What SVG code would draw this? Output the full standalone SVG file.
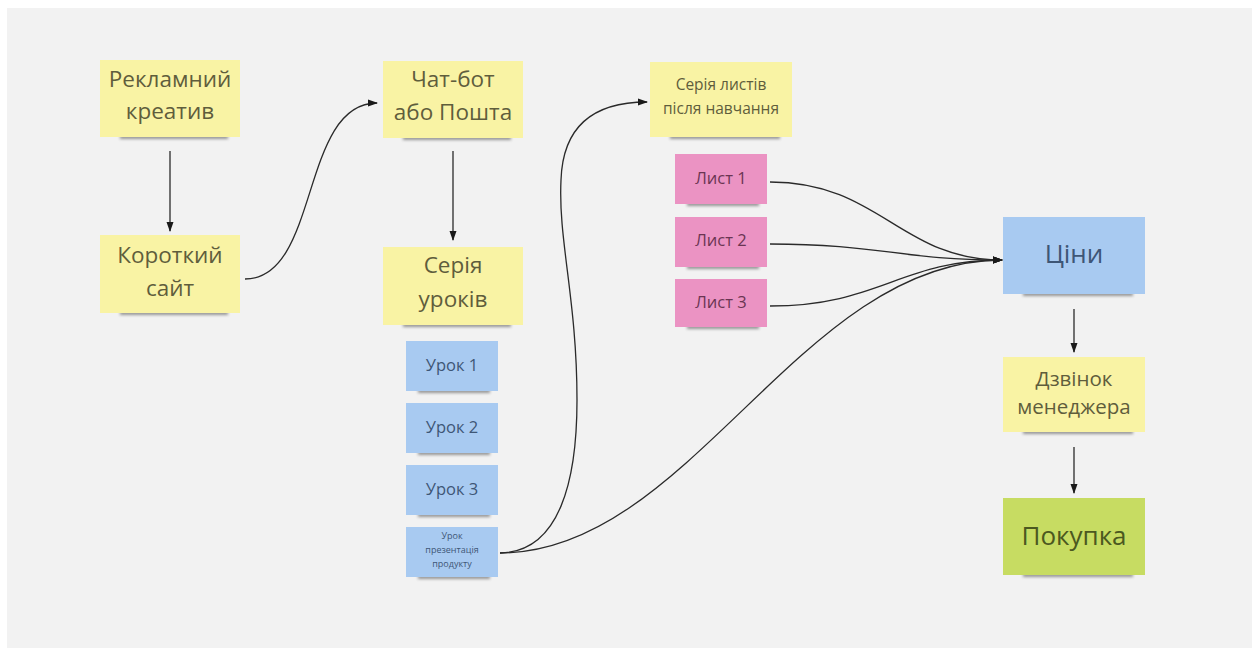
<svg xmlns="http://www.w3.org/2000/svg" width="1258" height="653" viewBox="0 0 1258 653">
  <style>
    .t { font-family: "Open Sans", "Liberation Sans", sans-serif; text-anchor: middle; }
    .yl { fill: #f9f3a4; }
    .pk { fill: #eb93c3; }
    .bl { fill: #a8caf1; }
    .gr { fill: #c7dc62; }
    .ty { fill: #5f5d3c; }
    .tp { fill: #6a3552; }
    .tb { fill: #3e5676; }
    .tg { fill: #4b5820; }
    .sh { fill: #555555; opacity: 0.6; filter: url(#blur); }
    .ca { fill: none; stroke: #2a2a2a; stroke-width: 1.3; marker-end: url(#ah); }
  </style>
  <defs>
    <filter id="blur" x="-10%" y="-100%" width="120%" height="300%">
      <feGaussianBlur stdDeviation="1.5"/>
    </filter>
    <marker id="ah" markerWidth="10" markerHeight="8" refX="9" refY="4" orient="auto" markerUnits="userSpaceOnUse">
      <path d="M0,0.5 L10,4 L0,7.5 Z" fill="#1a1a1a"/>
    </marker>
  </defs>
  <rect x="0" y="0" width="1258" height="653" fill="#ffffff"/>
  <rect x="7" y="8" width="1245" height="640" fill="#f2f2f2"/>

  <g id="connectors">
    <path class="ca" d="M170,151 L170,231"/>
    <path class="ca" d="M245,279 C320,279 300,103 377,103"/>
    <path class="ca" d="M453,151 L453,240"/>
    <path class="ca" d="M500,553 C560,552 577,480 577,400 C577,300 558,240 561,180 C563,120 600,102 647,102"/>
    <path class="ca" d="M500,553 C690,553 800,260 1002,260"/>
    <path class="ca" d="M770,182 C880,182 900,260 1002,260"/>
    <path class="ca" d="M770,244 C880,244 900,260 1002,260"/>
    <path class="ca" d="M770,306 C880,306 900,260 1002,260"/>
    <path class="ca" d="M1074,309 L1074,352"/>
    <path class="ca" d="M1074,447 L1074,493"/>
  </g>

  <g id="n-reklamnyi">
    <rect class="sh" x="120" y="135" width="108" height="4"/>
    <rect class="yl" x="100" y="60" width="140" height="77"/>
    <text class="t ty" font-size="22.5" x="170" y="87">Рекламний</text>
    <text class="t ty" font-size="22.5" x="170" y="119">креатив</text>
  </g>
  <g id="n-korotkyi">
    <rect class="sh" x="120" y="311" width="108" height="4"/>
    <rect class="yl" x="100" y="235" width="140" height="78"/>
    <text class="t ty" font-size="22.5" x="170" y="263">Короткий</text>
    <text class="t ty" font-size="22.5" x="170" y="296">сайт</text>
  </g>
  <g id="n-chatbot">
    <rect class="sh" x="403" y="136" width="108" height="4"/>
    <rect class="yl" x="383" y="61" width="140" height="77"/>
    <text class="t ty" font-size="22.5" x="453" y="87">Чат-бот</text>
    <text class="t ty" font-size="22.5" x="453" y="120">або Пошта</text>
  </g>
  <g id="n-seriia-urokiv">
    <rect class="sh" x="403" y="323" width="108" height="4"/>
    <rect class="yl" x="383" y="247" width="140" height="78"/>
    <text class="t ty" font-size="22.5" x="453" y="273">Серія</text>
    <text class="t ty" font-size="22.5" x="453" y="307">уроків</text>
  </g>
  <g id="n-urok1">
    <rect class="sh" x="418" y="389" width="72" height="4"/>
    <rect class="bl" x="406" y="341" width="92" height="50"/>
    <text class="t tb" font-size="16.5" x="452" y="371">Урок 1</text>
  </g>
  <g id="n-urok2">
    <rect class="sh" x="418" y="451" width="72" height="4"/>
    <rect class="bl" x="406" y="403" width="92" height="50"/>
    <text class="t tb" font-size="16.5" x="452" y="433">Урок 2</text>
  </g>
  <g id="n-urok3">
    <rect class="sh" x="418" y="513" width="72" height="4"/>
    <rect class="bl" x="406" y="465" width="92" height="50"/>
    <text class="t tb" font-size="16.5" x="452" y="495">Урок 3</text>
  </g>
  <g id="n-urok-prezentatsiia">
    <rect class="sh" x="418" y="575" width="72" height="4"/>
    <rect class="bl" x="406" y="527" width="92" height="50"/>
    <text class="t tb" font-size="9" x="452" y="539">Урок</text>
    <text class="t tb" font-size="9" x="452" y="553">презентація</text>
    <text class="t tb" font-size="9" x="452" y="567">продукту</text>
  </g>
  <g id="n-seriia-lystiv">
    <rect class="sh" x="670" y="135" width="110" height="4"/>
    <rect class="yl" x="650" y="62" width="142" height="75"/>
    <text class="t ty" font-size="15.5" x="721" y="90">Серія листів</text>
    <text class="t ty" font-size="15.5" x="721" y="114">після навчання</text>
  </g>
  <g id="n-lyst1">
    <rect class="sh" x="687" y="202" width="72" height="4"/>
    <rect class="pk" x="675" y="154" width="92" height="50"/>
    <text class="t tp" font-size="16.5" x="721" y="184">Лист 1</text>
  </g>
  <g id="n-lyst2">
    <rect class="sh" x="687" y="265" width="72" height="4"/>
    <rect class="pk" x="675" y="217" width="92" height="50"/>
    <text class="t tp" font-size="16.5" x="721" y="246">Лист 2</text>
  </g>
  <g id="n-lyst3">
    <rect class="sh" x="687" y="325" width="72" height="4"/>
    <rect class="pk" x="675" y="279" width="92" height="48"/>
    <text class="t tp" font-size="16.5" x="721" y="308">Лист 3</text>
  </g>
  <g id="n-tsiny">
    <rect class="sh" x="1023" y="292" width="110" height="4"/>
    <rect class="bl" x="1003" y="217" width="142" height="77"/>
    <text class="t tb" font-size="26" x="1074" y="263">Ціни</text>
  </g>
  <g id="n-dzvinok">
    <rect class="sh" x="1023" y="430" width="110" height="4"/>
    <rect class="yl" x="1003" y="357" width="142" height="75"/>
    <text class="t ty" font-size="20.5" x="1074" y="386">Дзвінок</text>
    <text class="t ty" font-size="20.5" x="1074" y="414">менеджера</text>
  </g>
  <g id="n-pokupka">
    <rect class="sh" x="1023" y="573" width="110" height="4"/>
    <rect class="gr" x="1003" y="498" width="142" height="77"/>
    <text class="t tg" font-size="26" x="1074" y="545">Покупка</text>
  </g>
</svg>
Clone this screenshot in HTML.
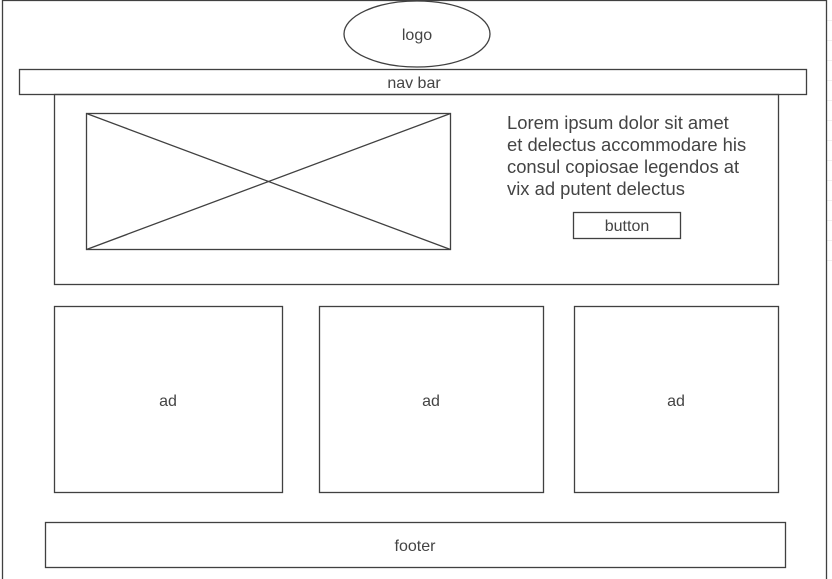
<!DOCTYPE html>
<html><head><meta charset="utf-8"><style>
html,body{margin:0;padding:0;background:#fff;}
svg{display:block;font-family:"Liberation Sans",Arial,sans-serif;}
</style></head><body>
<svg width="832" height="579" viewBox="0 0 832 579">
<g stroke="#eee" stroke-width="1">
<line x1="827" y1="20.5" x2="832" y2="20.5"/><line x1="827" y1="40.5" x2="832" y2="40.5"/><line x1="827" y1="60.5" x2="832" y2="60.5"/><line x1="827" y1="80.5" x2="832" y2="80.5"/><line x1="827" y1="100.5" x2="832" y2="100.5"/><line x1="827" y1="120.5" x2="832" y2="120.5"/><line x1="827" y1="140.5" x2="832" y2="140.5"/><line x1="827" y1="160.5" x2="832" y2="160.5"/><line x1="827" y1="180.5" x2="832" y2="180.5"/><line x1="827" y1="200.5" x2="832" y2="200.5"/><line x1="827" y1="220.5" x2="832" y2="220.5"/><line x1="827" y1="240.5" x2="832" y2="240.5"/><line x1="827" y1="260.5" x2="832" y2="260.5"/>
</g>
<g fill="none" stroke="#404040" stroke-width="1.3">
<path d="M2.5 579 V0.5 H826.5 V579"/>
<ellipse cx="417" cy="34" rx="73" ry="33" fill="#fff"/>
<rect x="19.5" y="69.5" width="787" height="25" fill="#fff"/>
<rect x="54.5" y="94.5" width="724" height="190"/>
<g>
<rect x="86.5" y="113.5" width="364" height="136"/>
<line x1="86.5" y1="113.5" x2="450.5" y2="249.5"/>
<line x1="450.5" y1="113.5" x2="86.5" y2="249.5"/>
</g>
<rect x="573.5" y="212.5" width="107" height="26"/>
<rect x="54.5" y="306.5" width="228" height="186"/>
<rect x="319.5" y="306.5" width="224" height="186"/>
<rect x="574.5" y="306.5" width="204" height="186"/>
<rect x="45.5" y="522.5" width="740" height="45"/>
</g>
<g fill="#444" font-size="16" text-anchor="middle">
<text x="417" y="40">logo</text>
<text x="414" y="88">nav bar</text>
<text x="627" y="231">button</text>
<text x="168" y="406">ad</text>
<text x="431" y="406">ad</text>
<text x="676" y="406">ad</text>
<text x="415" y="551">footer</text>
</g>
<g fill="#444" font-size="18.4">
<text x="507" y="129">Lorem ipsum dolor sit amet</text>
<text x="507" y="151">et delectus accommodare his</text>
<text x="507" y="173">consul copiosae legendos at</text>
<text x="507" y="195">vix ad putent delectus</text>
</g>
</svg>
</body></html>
------------------------------------------------------------------------
## What is being asked
Note every line above where the string "this" shows up, and copy those lines.

## Full response
What SVG code would draw this? Output the full standalone SVG file.
Clone this screenshot in HTML.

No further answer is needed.